The issue appears to have been caused by Device Guard/Credential Guard being enabled via our security baseline policy. Device Guard is only set to run if Secure Boot is enabled in the BIOS, meaning we didn't see it on VMs or older servers which didn't support Secure Boot to begin with.

There's an article showing the exact same issue, here:

https://support.quest.com/kb/226489/scheduled-backups-are-not-running-on-windows-server-2016

As mentioned in the article above, the solution is to have the task run as the System user if that will suffice, or to disable Device Guard if that is not an option.

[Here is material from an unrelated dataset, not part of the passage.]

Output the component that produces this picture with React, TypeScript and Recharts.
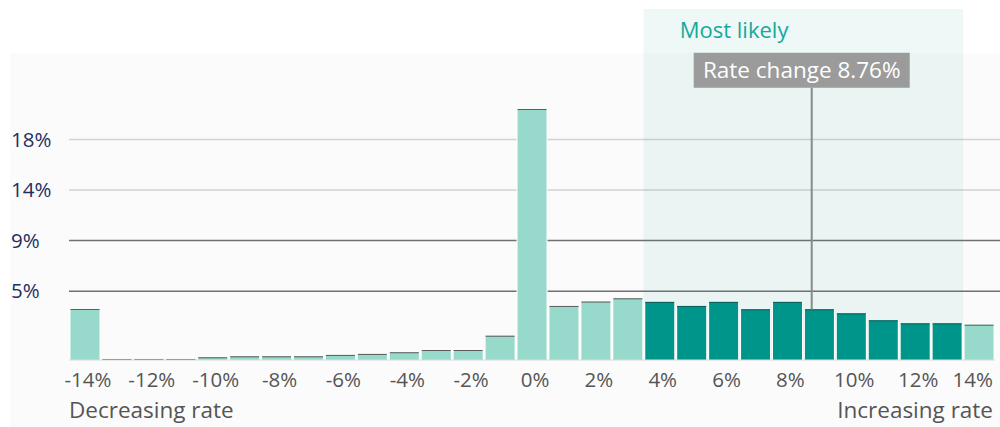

We have tested with Device Guard disabled, and once we recreated our scheduled task, it ran successfully with Secure Boot still enabled in the BIOS.

Now we know why it wasn't working, we can now try to read up on Device Guard/Credential Guard to see how it should be working with these enabled, and what the best practice is going forward.

Thanks to Greg Askew for his input which ultimately led to this discovery!